### Stated task:
Reproduce exactly the lines below, from the first one through the line containing "0.34, 0.89, 1.05];", and omit any pictures.
**** Provided material
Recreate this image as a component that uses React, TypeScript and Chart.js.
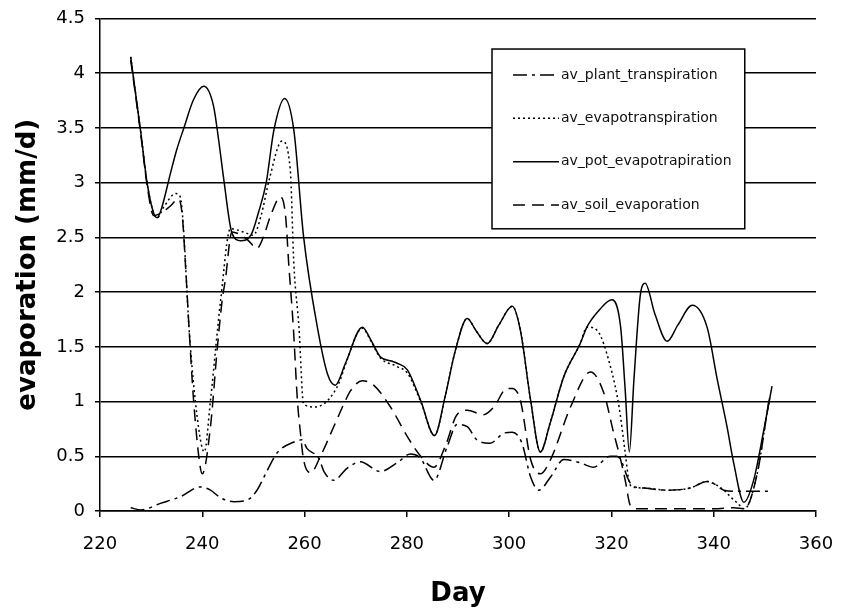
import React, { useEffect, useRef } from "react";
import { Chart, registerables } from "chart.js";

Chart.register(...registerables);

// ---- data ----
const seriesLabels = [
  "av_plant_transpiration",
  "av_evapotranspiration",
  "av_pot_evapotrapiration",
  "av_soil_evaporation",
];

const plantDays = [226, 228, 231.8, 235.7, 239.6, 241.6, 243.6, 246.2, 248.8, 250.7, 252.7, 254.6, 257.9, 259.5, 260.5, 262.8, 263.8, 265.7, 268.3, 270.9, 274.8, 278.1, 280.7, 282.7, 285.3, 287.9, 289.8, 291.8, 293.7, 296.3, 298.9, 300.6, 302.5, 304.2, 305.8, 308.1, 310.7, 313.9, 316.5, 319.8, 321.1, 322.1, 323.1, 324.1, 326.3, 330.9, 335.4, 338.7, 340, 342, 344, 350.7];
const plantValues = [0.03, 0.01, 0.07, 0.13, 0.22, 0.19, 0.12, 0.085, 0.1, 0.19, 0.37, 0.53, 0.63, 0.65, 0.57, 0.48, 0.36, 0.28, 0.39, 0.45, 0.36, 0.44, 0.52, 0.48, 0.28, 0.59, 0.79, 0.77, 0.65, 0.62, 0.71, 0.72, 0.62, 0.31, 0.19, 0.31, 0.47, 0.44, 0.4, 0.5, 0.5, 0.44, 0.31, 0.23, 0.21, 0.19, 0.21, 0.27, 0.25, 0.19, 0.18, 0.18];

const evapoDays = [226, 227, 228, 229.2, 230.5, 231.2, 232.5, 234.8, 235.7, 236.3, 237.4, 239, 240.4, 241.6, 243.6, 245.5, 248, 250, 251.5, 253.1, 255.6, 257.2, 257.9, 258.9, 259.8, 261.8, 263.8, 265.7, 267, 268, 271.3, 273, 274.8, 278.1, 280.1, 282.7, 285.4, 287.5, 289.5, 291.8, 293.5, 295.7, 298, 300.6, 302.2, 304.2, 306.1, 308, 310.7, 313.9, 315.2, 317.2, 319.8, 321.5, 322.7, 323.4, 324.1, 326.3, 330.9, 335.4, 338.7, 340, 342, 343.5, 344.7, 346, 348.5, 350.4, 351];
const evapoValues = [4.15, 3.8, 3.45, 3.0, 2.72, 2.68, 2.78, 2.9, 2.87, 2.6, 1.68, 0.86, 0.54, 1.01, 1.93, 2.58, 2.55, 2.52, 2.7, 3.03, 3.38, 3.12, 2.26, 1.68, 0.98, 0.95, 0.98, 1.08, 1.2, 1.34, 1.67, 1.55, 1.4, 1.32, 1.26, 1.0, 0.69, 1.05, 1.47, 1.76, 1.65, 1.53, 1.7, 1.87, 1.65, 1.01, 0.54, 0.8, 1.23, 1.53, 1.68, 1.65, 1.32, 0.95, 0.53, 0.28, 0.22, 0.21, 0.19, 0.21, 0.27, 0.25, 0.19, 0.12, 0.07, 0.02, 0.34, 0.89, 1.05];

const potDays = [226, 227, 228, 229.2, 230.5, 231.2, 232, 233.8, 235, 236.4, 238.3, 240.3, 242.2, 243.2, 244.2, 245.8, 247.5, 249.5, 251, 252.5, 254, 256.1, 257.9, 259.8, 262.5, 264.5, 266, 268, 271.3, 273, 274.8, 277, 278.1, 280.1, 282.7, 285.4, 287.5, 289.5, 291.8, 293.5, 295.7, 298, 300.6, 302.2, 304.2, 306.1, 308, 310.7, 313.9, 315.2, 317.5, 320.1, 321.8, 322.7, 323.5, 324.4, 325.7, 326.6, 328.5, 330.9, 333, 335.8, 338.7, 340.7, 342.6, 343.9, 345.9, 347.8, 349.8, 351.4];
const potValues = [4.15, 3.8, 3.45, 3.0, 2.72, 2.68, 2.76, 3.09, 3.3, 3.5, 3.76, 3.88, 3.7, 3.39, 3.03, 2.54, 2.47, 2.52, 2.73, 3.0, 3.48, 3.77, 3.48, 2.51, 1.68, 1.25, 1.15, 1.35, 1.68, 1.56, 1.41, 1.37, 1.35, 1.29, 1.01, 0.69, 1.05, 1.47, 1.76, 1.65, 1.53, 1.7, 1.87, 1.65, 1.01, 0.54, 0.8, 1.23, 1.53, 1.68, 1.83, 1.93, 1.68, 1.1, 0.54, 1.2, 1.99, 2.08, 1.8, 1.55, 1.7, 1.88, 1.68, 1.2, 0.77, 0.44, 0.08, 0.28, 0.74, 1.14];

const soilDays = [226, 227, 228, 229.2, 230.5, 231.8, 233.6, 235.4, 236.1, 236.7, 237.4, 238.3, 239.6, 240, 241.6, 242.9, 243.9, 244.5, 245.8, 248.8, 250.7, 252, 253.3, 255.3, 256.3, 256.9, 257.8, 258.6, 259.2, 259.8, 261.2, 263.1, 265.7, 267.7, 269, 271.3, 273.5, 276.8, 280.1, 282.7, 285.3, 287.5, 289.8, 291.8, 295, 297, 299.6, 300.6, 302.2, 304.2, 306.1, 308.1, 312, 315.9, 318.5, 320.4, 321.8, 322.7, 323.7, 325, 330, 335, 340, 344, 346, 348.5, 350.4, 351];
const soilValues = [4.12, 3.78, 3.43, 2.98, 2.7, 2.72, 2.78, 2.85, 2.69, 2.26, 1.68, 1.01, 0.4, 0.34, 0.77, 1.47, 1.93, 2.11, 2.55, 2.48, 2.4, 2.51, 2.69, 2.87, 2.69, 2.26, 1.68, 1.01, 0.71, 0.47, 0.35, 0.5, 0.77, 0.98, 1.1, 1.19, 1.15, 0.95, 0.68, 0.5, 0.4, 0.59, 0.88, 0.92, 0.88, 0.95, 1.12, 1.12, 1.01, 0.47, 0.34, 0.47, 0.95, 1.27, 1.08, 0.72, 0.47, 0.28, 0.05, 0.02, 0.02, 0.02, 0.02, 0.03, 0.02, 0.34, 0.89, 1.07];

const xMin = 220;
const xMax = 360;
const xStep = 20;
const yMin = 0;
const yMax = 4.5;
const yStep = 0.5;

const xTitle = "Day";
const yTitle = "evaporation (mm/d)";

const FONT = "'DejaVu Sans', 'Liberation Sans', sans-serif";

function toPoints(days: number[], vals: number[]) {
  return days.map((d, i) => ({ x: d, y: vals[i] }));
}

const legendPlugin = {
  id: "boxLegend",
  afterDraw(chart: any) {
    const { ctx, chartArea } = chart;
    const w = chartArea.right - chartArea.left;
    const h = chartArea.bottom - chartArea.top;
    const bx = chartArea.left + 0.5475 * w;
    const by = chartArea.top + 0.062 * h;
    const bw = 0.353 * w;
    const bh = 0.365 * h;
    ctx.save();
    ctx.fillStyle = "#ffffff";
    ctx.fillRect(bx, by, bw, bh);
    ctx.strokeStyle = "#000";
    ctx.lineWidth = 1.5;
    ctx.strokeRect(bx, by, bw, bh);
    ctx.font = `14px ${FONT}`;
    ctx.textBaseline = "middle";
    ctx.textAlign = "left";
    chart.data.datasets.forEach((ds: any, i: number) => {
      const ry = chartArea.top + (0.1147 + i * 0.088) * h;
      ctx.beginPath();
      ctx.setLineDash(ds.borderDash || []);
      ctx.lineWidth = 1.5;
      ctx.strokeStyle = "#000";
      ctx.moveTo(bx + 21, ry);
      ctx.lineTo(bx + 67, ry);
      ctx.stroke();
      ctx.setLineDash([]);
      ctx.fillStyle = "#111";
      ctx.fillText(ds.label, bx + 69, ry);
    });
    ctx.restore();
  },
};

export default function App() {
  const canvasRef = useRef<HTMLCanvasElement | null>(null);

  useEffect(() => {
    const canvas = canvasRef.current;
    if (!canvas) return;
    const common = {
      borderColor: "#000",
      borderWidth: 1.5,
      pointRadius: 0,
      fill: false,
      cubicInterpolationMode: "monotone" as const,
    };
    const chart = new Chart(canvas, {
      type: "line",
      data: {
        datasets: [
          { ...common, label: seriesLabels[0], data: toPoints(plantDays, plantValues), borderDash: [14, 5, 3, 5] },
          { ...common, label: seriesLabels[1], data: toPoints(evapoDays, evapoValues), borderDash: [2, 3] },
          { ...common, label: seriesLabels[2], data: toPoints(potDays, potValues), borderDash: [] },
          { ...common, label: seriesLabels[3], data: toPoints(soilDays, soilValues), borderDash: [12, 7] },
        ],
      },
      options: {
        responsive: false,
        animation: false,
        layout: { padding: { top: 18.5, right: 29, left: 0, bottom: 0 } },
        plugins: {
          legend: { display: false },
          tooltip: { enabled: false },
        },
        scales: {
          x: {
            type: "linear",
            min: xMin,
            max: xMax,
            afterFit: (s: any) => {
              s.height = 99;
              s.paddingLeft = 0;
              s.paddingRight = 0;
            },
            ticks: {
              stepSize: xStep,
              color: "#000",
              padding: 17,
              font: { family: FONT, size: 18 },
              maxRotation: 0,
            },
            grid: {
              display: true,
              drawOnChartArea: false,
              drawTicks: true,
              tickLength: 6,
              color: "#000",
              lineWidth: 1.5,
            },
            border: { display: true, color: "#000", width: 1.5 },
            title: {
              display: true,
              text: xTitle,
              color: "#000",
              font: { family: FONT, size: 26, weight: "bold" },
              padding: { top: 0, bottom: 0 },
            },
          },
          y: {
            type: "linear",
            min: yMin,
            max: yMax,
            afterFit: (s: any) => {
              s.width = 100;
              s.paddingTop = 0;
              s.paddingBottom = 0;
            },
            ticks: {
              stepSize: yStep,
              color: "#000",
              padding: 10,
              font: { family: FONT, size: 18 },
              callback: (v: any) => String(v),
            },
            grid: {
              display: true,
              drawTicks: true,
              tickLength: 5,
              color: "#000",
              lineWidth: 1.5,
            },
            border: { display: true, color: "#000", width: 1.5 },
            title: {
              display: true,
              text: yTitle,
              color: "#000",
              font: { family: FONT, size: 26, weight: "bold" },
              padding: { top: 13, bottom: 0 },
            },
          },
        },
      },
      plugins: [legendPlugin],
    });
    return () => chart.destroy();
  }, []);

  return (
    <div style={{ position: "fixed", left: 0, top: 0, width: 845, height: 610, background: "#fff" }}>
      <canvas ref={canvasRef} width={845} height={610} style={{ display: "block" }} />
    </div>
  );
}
********
### Full output:
Recreate this image as a component that uses React, TypeScript and Chart.js.
import React, { useEffect, useRef } from "react";
import { Chart, registerables } from "chart.js";

Chart.register(...registerables);

// ---- data ----
const seriesLabels = [
  "av_plant_transpiration",
  "av_evapotranspiration",
  "av_pot_evapotrapiration",
  "av_soil_evaporation",
];

const plantDays = [226, 228, 231.8, 235.7, 239.6, 241.6, 243.6, 246.2, 248.8, 250.7, 252.7, 254.6, 257.9, 259.5, 260.5, 262.8, 263.8, 265.7, 268.3, 270.9, 274.8, 278.1, 280.7, 282.7, 285.3, 287.9, 289.8, 291.8, 293.7, 296.3, 298.9, 300.6, 302.5, 304.2, 305.8, 308.1, 310.7, 313.9, 316.5, 319.8, 321.1, 322.1, 323.1, 324.1, 326.3, 330.9, 335.4, 338.7, 340, 342, 344, 350.7];
const plantValues = [0.03, 0.01, 0.07, 0.13, 0.22, 0.19, 0.12, 0.085, 0.1, 0.19, 0.37, 0.53, 0.63, 0.65, 0.57, 0.48, 0.36, 0.28, 0.39, 0.45, 0.36, 0.44, 0.52, 0.48, 0.28, 0.59, 0.79, 0.77, 0.65, 0.62, 0.71, 0.72, 0.62, 0.31, 0.19, 0.31, 0.47, 0.44, 0.4, 0.5, 0.5, 0.44, 0.31, 0.23, 0.21, 0.19, 0.21, 0.27, 0.25, 0.19, 0.18, 0.18];

const evapoDays = [226, 227, 228, 229.2, 230.5, 231.2, 232.5, 234.8, 235.7, 236.3, 237.4, 239, 240.4, 241.6, 243.6, 245.5, 248, 250, 251.5, 253.1, 255.6, 257.2, 257.9, 258.9, 259.8, 261.8, 263.8, 265.7, 267, 268, 271.3, 273, 274.8, 278.1, 280.1, 282.7, 285.4, 287.5, 289.5, 291.8, 293.5, 295.7, 298, 300.6, 302.2, 304.2, 306.1, 308, 310.7, 313.9, 315.2, 317.2, 319.8, 321.5, 322.7, 323.4, 324.1, 326.3, 330.9, 335.4, 338.7, 340, 342, 343.5, 344.7, 346, 348.5, 350.4, 351];
const evapoValues = [4.15, 3.8, 3.45, 3.0, 2.72, 2.68, 2.78, 2.9, 2.87, 2.6, 1.68, 0.86, 0.54, 1.01, 1.93, 2.58, 2.55, 2.52, 2.7, 3.03, 3.38, 3.12, 2.26, 1.68, 0.98, 0.95, 0.98, 1.08, 1.2, 1.34, 1.67, 1.55, 1.4, 1.32, 1.26, 1.0, 0.69, 1.05, 1.47, 1.76, 1.65, 1.53, 1.7, 1.87, 1.65, 1.01, 0.54, 0.8, 1.23, 1.53, 1.68, 1.65, 1.32, 0.95, 0.53, 0.28, 0.22, 0.21, 0.19, 0.21, 0.27, 0.25, 0.19, 0.12, 0.07, 0.02, 0.34, 0.89, 1.05];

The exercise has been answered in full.